***** Material

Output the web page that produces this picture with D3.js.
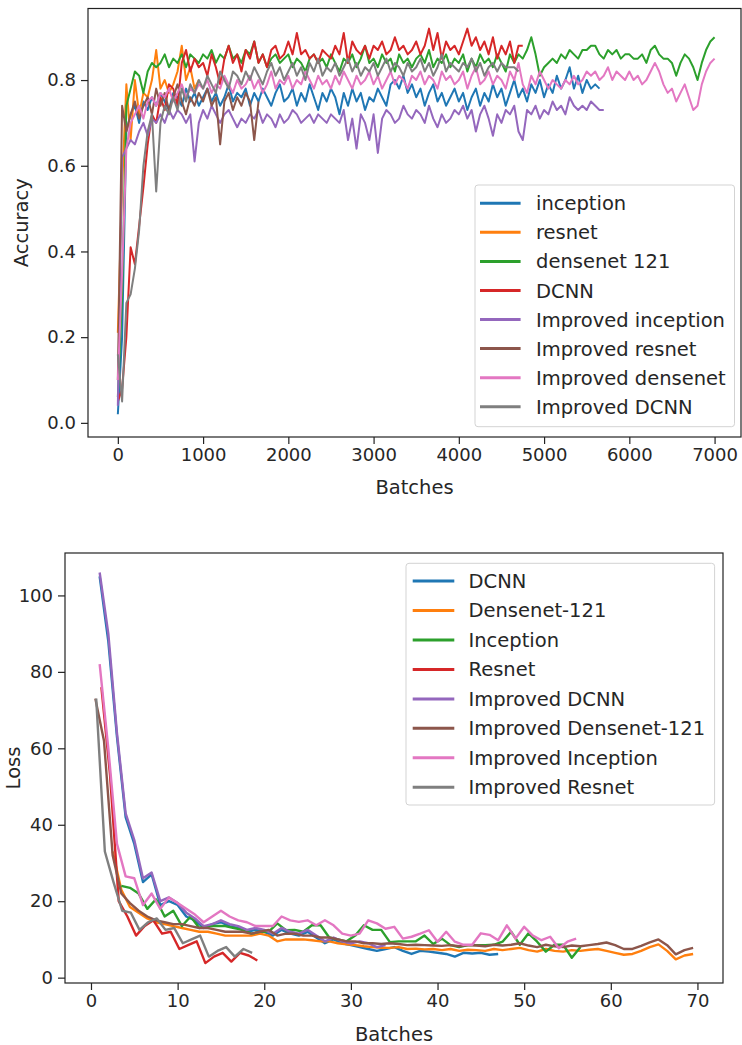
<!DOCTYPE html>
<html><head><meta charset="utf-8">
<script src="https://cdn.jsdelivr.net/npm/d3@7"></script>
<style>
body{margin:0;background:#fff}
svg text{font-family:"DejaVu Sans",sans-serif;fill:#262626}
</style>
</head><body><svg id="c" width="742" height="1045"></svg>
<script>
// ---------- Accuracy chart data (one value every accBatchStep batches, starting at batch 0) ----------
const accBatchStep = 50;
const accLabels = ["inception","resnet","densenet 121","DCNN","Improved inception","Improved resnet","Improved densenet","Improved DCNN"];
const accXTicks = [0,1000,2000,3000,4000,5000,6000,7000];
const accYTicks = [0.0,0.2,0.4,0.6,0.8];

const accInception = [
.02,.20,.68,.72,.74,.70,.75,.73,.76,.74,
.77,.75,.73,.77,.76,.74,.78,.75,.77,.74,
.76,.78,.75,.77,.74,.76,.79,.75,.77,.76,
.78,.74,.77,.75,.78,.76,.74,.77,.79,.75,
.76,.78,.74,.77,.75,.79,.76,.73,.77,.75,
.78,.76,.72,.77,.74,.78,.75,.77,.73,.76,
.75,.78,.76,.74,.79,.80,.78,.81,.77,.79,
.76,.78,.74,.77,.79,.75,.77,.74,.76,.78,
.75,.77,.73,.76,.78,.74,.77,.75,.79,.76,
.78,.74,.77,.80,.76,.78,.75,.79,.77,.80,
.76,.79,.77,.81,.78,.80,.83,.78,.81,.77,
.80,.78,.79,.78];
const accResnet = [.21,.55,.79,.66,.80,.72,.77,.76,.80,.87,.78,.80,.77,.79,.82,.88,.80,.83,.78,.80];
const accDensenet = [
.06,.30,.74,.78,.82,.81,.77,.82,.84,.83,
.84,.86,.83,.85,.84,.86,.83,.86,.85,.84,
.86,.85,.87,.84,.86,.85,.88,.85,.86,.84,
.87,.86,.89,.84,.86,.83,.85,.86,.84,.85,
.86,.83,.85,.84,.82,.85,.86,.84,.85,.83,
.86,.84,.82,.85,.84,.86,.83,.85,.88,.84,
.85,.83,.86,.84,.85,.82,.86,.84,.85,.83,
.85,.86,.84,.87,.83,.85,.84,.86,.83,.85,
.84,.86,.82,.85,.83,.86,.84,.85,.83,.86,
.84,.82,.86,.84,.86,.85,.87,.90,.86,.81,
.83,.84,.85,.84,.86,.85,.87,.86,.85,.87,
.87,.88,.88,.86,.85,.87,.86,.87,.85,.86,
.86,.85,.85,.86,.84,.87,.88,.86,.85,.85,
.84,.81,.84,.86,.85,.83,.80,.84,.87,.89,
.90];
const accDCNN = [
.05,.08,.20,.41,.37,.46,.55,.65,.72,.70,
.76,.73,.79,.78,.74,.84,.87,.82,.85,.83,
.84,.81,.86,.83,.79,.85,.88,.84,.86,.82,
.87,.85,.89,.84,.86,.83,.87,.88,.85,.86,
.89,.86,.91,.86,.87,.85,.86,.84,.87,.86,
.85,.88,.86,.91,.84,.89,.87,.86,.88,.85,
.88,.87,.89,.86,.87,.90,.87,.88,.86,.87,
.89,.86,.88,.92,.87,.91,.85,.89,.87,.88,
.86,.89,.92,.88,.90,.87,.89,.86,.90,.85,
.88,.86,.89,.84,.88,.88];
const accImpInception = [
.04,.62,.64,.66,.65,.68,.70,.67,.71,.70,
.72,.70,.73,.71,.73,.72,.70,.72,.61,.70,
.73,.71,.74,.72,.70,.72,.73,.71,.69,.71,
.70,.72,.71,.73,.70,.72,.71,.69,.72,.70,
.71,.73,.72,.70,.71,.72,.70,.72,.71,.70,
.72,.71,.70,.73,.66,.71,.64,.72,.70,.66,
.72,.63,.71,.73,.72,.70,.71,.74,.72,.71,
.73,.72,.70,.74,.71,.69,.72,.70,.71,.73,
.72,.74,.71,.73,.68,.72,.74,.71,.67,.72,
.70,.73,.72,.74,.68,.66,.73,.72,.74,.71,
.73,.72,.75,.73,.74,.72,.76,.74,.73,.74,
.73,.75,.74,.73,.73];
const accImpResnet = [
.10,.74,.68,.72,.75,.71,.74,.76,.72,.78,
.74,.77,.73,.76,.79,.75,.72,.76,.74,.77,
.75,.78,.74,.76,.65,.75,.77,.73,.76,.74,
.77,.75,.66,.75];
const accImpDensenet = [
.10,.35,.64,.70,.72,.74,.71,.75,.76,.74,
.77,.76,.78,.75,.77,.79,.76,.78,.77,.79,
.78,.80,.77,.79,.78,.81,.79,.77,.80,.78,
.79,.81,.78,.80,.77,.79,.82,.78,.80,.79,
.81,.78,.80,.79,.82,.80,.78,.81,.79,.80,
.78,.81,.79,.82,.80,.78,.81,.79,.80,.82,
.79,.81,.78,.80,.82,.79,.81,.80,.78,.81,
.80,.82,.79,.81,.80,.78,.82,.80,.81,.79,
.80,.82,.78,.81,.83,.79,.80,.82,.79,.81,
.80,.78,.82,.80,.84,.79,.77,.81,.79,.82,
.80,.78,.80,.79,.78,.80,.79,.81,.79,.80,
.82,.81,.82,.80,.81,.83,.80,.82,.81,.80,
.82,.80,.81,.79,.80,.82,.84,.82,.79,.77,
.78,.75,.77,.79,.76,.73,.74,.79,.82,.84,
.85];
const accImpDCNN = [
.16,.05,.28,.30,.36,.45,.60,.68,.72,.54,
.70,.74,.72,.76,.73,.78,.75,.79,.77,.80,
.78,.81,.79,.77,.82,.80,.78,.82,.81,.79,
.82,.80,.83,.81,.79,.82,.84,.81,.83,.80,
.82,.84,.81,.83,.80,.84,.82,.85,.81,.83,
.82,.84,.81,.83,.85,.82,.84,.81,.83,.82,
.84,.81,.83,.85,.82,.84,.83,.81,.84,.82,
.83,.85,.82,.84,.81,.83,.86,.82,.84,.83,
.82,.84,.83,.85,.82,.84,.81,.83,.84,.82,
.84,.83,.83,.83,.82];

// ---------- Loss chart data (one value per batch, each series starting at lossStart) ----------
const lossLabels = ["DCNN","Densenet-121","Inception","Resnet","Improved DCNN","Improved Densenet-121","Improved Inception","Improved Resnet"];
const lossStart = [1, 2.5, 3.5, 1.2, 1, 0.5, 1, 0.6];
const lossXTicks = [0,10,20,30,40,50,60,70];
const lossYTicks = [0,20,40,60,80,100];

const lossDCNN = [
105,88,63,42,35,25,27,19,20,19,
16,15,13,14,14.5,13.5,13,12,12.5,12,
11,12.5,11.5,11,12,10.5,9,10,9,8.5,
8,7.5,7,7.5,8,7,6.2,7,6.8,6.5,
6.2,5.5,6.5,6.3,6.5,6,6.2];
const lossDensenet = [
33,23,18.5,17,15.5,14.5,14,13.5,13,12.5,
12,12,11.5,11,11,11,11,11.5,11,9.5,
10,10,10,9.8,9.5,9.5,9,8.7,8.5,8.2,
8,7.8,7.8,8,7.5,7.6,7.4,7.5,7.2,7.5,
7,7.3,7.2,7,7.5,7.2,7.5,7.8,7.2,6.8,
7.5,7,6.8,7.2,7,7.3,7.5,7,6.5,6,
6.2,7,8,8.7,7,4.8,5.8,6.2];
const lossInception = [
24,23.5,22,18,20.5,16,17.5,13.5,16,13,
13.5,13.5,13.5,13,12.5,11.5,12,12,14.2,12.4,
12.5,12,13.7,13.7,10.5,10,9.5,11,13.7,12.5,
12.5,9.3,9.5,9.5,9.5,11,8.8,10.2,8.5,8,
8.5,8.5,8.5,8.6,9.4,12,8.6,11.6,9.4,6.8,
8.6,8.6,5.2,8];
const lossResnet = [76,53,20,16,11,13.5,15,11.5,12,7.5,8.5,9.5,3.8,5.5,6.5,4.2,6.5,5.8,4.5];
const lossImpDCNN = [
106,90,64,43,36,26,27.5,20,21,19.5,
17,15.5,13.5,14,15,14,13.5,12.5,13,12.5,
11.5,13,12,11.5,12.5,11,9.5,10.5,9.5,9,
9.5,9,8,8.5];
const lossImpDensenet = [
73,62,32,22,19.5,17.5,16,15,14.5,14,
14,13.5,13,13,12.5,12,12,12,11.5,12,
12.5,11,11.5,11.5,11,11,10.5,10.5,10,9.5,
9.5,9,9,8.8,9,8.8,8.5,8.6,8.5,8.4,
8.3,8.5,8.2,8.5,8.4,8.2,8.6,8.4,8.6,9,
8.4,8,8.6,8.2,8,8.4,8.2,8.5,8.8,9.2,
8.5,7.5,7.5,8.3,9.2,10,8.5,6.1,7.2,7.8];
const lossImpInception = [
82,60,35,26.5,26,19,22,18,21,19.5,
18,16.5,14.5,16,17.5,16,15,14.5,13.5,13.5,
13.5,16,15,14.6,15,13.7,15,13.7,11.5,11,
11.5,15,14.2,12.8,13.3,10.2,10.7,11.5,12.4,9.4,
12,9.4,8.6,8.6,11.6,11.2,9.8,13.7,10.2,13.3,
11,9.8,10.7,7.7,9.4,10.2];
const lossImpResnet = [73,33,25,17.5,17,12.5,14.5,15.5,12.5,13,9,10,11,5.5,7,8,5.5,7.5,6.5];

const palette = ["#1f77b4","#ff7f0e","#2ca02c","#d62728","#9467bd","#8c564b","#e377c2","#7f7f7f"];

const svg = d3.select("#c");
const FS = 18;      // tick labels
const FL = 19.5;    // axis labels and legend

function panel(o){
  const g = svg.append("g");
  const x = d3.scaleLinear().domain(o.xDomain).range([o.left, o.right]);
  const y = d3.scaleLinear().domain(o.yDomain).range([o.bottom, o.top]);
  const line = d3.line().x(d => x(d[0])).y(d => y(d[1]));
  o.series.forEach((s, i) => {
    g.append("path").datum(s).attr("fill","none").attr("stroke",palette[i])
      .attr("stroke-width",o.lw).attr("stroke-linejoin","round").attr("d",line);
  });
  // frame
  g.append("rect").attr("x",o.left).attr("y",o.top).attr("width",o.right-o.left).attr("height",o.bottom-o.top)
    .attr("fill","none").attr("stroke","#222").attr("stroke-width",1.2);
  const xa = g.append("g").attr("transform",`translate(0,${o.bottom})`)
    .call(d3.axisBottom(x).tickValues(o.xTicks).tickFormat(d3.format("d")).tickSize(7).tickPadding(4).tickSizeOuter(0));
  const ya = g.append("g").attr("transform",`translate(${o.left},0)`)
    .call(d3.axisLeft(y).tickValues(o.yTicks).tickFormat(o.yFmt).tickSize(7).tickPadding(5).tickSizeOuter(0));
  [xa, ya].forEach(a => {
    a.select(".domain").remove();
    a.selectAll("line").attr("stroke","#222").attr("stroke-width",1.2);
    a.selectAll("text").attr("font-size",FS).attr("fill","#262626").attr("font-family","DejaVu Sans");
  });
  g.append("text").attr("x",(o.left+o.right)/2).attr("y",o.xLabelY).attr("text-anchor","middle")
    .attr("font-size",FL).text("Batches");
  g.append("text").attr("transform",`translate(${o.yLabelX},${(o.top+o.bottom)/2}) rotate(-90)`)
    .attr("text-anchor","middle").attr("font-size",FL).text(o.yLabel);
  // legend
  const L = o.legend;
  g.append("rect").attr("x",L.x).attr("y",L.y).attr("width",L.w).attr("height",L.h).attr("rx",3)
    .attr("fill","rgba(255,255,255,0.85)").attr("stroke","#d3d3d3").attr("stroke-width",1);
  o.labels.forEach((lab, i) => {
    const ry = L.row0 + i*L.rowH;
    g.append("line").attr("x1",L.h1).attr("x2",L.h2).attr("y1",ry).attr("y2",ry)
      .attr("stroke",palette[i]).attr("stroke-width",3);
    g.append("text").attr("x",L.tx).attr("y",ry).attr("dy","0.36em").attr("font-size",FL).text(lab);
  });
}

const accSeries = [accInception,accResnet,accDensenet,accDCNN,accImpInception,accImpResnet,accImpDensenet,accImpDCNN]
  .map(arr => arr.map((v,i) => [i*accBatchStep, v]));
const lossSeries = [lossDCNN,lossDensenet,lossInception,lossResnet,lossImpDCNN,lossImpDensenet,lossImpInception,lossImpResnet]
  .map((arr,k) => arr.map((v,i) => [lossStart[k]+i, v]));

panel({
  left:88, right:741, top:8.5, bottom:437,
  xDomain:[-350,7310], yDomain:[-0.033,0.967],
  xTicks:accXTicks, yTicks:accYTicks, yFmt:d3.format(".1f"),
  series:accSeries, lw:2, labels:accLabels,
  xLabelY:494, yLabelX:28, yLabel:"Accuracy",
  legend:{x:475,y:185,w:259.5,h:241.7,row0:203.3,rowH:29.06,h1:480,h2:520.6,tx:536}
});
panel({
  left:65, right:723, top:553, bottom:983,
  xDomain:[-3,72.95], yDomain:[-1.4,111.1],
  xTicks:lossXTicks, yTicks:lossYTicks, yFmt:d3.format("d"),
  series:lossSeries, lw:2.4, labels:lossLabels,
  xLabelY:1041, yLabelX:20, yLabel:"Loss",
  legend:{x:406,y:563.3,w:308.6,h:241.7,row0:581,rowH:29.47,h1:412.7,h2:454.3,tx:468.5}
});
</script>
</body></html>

**********

**Your task:** Repeat the listing above exactly from its first line to the line containing "const accYTicks = [0.0,0.2,0.4,0.6,0.8];", both included, and omit the pictures.

**Answer below:**
Output the web page that produces this picture with D3.js.
<!DOCTYPE html>
<html><head><meta charset="utf-8">
<script src="https://cdn.jsdelivr.net/npm/d3@7"></script>
<style>
body{margin:0;background:#fff}
svg text{font-family:"DejaVu Sans",sans-serif;fill:#262626}
</style>
</head><body><svg id="c" width="742" height="1045"></svg>
<script>
// ---------- Accuracy chart data (one value every accBatchStep batches, starting at batch 0) ----------
const accBatchStep = 50;
const accLabels = ["inception","resnet","densenet 121","DCNN","Improved inception","Improved resnet","Improved densenet","Improved DCNN"];
const accXTicks = [0,1000,2000,3000,4000,5000,6000,7000];
const accYTicks = [0.0,0.2,0.4,0.6,0.8];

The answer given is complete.